Throughout the mayoral scandal, the Michigan Chronicle weekly newspaper has argued to let the judicial process take its course, but the edition that hit the street Wednesday took a more critical tone.
"We are witnessing the administration paying dearly for its severe mistakes," Senior Editor Bankole Thompson wrote. "Who are the mayor's advisers? How much are they getting paid? What advice have they been giving the mayor? Are they really advising him or mostly lining their pockets?"
Kilpatrick also drew criticism for using the N-word in his Tuesday speech after taking part in a rally last summer to symbolically bury the racial epithet. Kilpatrick, who reportedly planned the final moments of his Tuesday speech in advance, invoked the word as he described slurs he said he and his family have received.
"It most especially was not a place to use the same word that, supposedly, we buried last summer," the Rev. Edgar Vann, pastor of Second Ebenezer Baptist Church, told the Associated Press. "You can make references to it without using it."
Vann said he believed "people are tired of race being used as a tactic."

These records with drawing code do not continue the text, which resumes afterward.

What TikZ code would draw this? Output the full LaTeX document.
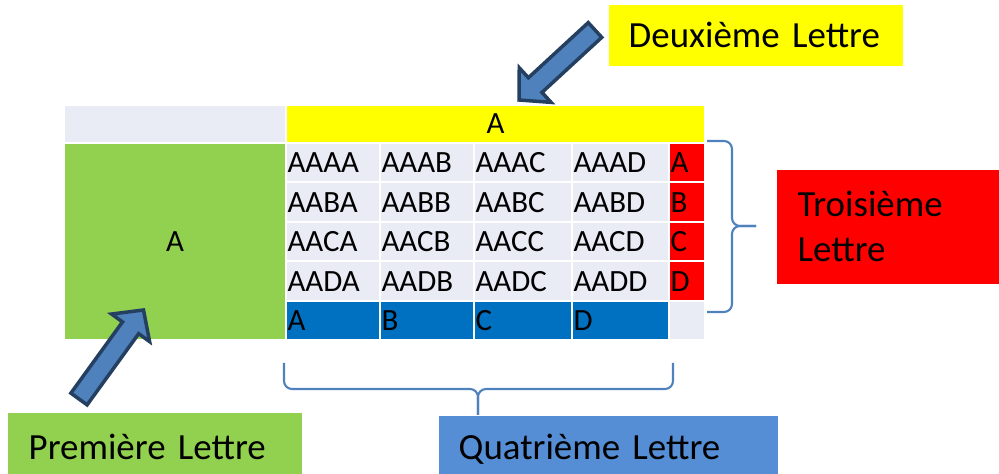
\documentclass[tikz,border=0pt]{standalone}
\usepackage{fontspec}
\setmainfont{Carlito}
\usepackage{xcolor}
\usepackage{tikz}
\usetikzlibrary{calc}

\definecolor{cellgray}{HTML}{E9EBF5}
\definecolor{headyellow}{HTML}{FFFF00}
\definecolor{leftgreen}{HTML}{92D050}
\definecolor{sidered}{HTML}{FF0000}
\definecolor{footblue}{HTML}{0070C0}
\definecolor{labelblue}{HTML}{558ED5}
\definecolor{bracecol}{HTML}{4F81BD}
\definecolor{arrowfill}{HTML}{4F81BD}
\definecolor{arrowedge}{HTML}{243F60}

\newcommand{\tablefont}{\fontsize{8.8}{10.6}\selectfont}
\newcommand{\labelfont}{\fontsize{10.5}{12.8}\selectfont}
% fat arrow from #1 (tail) to #2 (tip)
\newcommand{\blockarrow}[2]{%
  \coordinate (#2-base) at ($(#2)!0.22cm!(#1)$);
  \filldraw[fatarrow] ($(#1)!0.1cm!90:(#2)$) -- ($(#2-base)!0.1cm!90:(#2)$)
    -- ($(#2-base)!0.235cm!90:(#2)$) -- (#2) -- ($(#2-base)!0.235cm!-90:(#2)$)
    -- ($(#2-base)!0.1cm!-90:(#2)$) -- ($(#1)!0.1cm!-90:(#2)$) -- cycle;}

\tikzset{
  cellc/.style={draw=white, line width=0.02cm, anchor=north west, inner sep=0pt, font=\tablefont},
  cell/.style={cellc, fill=cellgray, inner xsep=0.015cm, align=left, minimum height=0.395cm},
  colone/.style={text width=0.91cm},
  coltwo/.style={text width=0.91cm},
  colthree/.style={text width=0.95cm},
  colfour/.style={text width=0.94cm},
  colred/.style={text width=0.33cm},
  labelbox/.style={anchor=north west, inner xsep=0.2cm, inner ysep=0pt, align=left, font=\labelfont},
  bracestyle/.style={draw=bracecol, line width=0.6pt, rounded corners=0.08cm},
  fatarrow/.style={fill=arrowfill, draw=arrowedge, line width=0.035cm, line join=miter}
}

\begin{document}
\begin{tikzpicture}
    \clip (0,0) rectangle (9.99,-4.74);

    % Header row
    \node[cellc, fill=cellgray, minimum width=2.22cm, minimum height=0.38cm] (corner) at (0.63,-1.04) {};
    \node[cellc, fill=headyellow, minimum width=4.19cm, minimum height=0.38cm] (second) at (2.85,-1.04) {A};
    \node[cellc, fill=leftgreen, minimum width=2.22cm, minimum height=1.97cm] (first) at (0.63,-1.42) {A};

    % Row 1
    \node[cell, colone] (aaaa) at (2.85,-1.42) {AAAA};
    \node[cell, coltwo] (aaab) at (3.79,-1.42) {AAAB};
    \node[cell, colthree] (aaac) at (4.73,-1.42) {AAAC};
    \node[cell, colfour] (aaad) at (5.71,-1.42) {AAAD};
    \node[cell, colred, fill=sidered] (thirdA) at (6.68,-1.42) {A};

    % Row 2
    \node[cell, colone] (aaba) at (2.85,-1.815) {AABA};
    \node[cell, coltwo] (aabb) at (3.79,-1.815) {AABB};
    \node[cell, colthree] (aabc) at (4.73,-1.815) {AABC};
    \node[cell, colfour] (aabd) at (5.71,-1.815) {AABD};
    \node[cell, colred, fill=sidered] (thirdB) at (6.68,-1.815) {B};

    % Row 3
    \node[cell, colone] (aaca) at (2.85,-2.21) {AACA};
    \node[cell, coltwo] (aacb) at (3.79,-2.21) {AACB};
    \node[cell, colthree] (aacc) at (4.73,-2.21) {AACC};
    \node[cell, colfour] (aacd) at (5.71,-2.21) {AACD};
    \node[cell, colred, fill=sidered] (thirdC) at (6.68,-2.21) {C};

    % Row 4
    \node[cell, colone] (aada) at (2.85,-2.605) {AADA};
    \node[cell, coltwo] (aadb) at (3.79,-2.605) {AADB};
    \node[cell, colthree] (aadc) at (4.73,-2.605) {AADC};
    \node[cell, colfour] (aadd) at (5.71,-2.605) {AADD};
    \node[cell, colred, fill=sidered] (thirdD) at (6.68,-2.605) {D};

    % Bottom row
    \node[cell, colone, fill=footblue, minimum height=0.39cm] (fourthA) at (2.85,-3.00) {A};
    \node[cell, coltwo, fill=footblue, minimum height=0.39cm] (fourthB) at (3.79,-3.00) {B};
    \node[cell, colthree, fill=footblue, minimum height=0.39cm] (fourthC) at (4.73,-3.00) {C};
    \node[cell, colfour, fill=footblue, minimum height=0.39cm] (fourthD) at (5.71,-3.00) {D};
    \node[cell, colred, minimum height=0.39cm] (spare) at (6.68,-3.00) {};

    % Labels
    \node[labelbox, fill=headyellow, minimum width=2.94cm, minimum height=0.61cm, text width=2.54cm] (deux) at (6.08,-0.04) {Deuxième Lettre};
    \node[labelbox, fill=sidered, inner xsep=0.21cm, minimum height=1.14cm, text width=1.98cm] (trois) at (7.76,-1.69) {Troisième\\Lettre};
    \node[labelbox, fill=leftgreen, inner xsep=0.21cm, minimum height=0.68cm, text width=2.52cm] (prem) at (0.07,-4.12) {Première Lettre};
    \node[labelbox, fill=labelblue, minimum height=0.67cm, text width=2.99cm] (quat) at (4.38,-4.15) {Quatrième Lettre};

    % Arrows
    \coordinate (deuxtail) at (5.95,-0.30);
    \coordinate (deuxtip) at (5.19,-1.00);
    \blockarrow{deuxtail}{deuxtip}
    \coordinate (premtail) at (0.79,-3.99);
    \coordinate (premtip) at (1.435,-3.10);
    \blockarrow{premtail}{premtip}

    % Braces
    \coordinate (qleft) at (2.84,-3.63);
    \coordinate (qright) at (6.73,-3.63);
    \coordinate (qmid) at (4.78,-3.89);
    \draw[bracestyle] (qleft) |- (qmid) -- (qmid |- quat.north);
    \draw[bracestyle] (qright) |- (qmid) -- (qmid |- quat.north);
    \coordinate (rtop) at (7.07,-1.41);
    \coordinate (rbot) at (7.07,-3.12);
    \coordinate (rmid) at (7.32,-2.26);
    \draw[bracestyle] (rtop) -| (rmid) -- (7.56,-2.26);
    \draw[bracestyle] (rbot) -| (rmid) -- (7.56,-2.26);
\end{tikzpicture}
\end{document}
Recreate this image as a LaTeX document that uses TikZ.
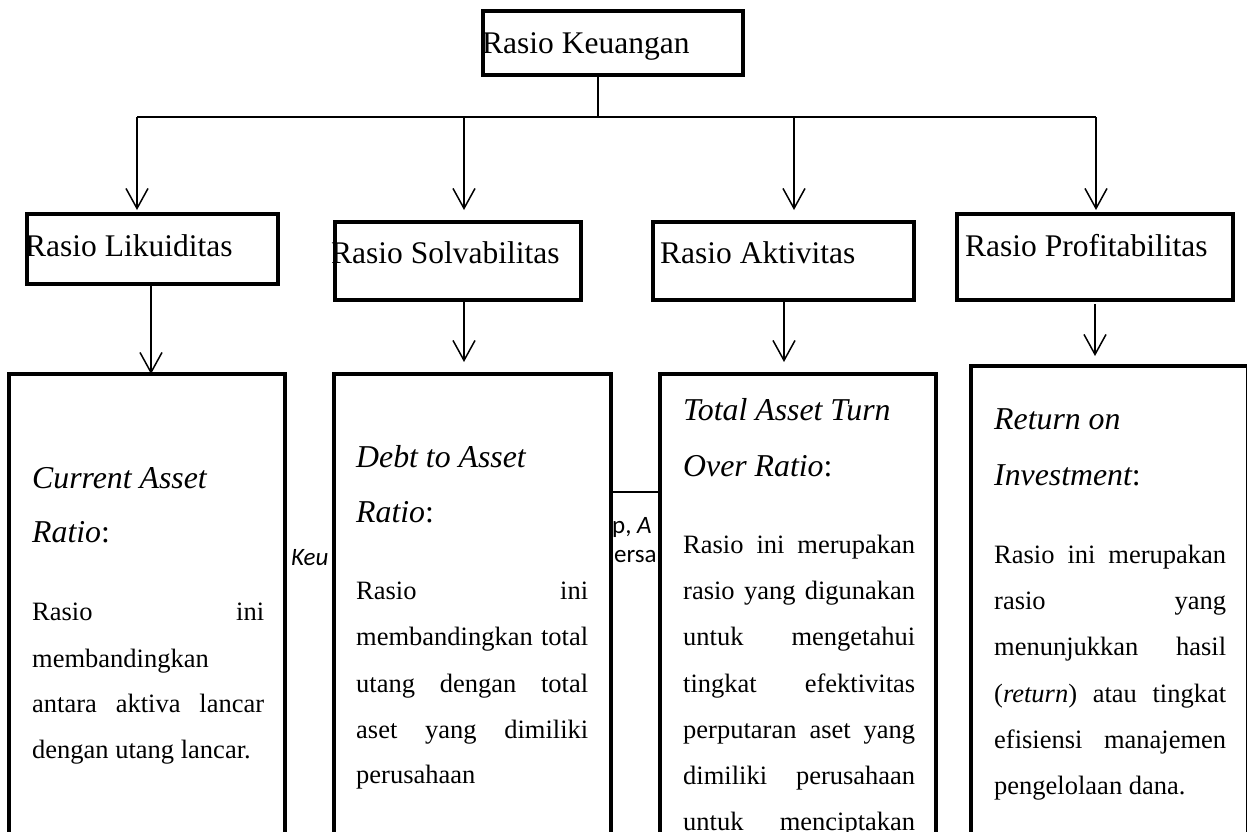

Eleanor Josaitis, cofounder of Focus:HOPE, told the AP she worried Kilpatrick's choice of words would further polarize the region.
"We've all worked very hard to bury the N-word," she said. "People are disappointed -- just disappointed in everything right now. Everybody is just praying we bring it to an end."
Canning, Kilpatrick's spokesman, told the Free Press that "the mayor used that word in describing what has been said to him in e-mails, letters and phone calls. That's how he used the word. It's a horrible word, no one denied that."
The poll of everyday Detroiters, conducted for a Lansing marketing and political consulting firm, showed an increase in Detroit residents who want Kilpatrick to resign.
Of the 300 Detroiters surveyed Monday and Tuesday, 54% said Kilpatrick should leave, while 34% said he should stay, and 12% were unsure what he should do. The poll had a margin of error of 5.8 percentage points.
In January, a week after the Free Press broke the text-messaging scandal, 45% of people surveyed said he should resign; 42% said he should stay.
The messages showed that Kilpatrick and his then-chief of staff, Christine Beatty, lied under oath about their relationship and gave misleading testimony about the firing of then-deputy police chief Gary Brown during a civil trial last summer.
"He has done nothing to improve his numbers in the past two months," said Kelly Rossman-McKinney, chief executive officer of the Rossman Group, which commissioned the poll.